Because the obligations attach to distribution and, for AGPL, to network use — exactly what a commercial product does by definition. A hobby project that never leaves someone's laptop has no distribution event to trigger copyleft terms. A SaaS company running an AGPL-licensed dependency in production, or a company shipping a binary that statically links GPL code, has created a real legal question about whether their own code now needs to be open-sourced, which is not a decision most engineering teams are equipped or authorized to make on their own.
How do you actually track license types across a real dependency tree?
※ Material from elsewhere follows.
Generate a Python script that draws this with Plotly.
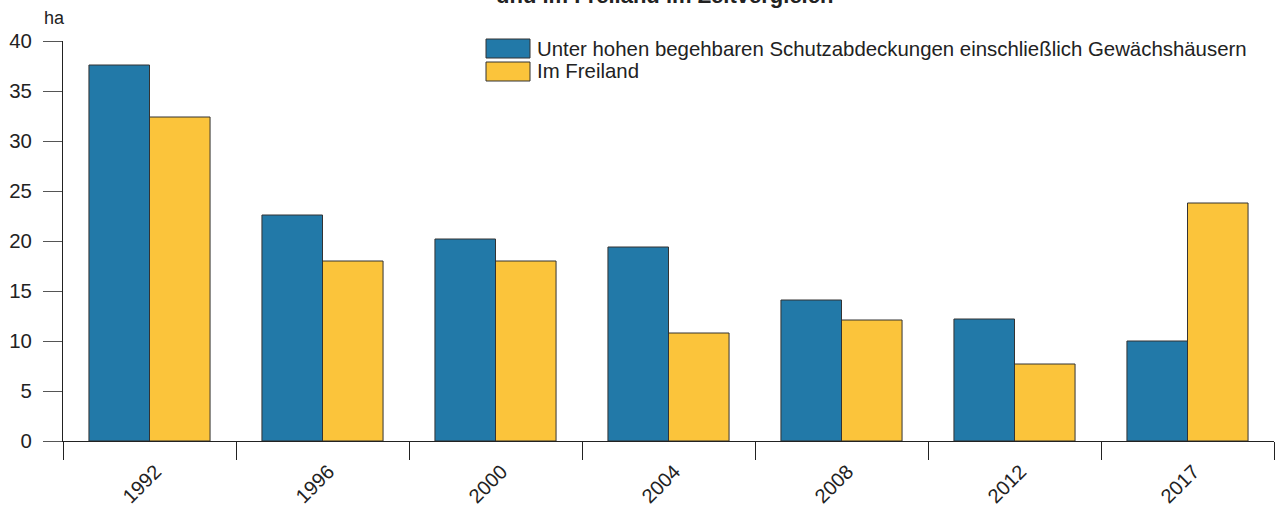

Our resources blog has coverage of specific license-change incidents worth knowing about if you track this closely. Manually reading LICENSE files across hundreds of transitive dependencies isn't realistic, which is why tracking oss license types (sometimes called code license types) is typically bundled into the same SCA tooling that already scans dependencies for known vulnerabilities — both problems come from the same source (an inventory of every open-source package your build actually pulls in) and both need continuous re-checking, since a dependency's license can change between versions even if the package name stays the same. A policy that flags AGPL and GPL dependencies for legal review, while allowing MIT/Apache/BSD through automatically, is the most common pattern for keeping this from becoming a manual audit exercise.
What should a team actually do when a scan flags a copyleft dependency?
The first step is confirming how the code is actually used — statically linked into your binary, dynamically linked, or just invoked as a separate process — because the obligations differ meaningfully between those patterns, and "GPL" alone doesn't tell you which situation you're in. The second step is routing it to whoever in the organization actually owns license risk (often legal, sometimes a dedicated open-source program office at larger companies) rather than an individual engineer deciding unilaterally that it's "probably fine." Swapping a flagged dependency for a permissively-licensed alternative is often the fastest resolution when one exists, which is part of why catching this at dependency-add time, not at a pre-acquisition due diligence review two years later, matters.
FAQ
Is Apache 2.0 a copyleft license? No — Apache 2.0 is permissive. It adds an explicit patent grant that MIT and BSD don't include, which is meaningfully different for companies concerned about patent litigation risk, but it doesn't impose copyleft obligations.
Can you use a GPL-licensed library in a proprietary product at all? It depends on how it's used. Calling it as a separate, unmodified process (not linked into your binary) generally avoids copyleft obligations under most interpretations, while statically linking it into your own compiled application typically does trigger them — this is genuinely a gray area that benefits from actual legal review, not a blanket rule.
What's the risk with AGPL specifically for SaaS companies? AGPL extends copyleft obligations to network use, not just distribution, which closes the loophole SaaS companies otherwise rely on for GPL (never distributing a binary). A SaaS product using an AGPL dependency in its backend can trigger the same obligations as if it had shipped source code, even without ever releasing a binary.
Do license obligations expire or change per version? A package's license can change between major versions — some projects have re-licensed from permissive to copyleft (or the reverse) — which is exactly why license scanning needs to run continuously against the versions you actually use, not once at the start of a project.
Is there a difference between OSS license types and code license types? Not really — "OSS license types," "code license types," and "types of license" are just different phrasings for the same permissive-versus-copyleft breakdown covered above. The terminology varies by who's asking (legal teams tend to say "license types," engineers tend to say "OSS licenses"), but the underlying categories are identical.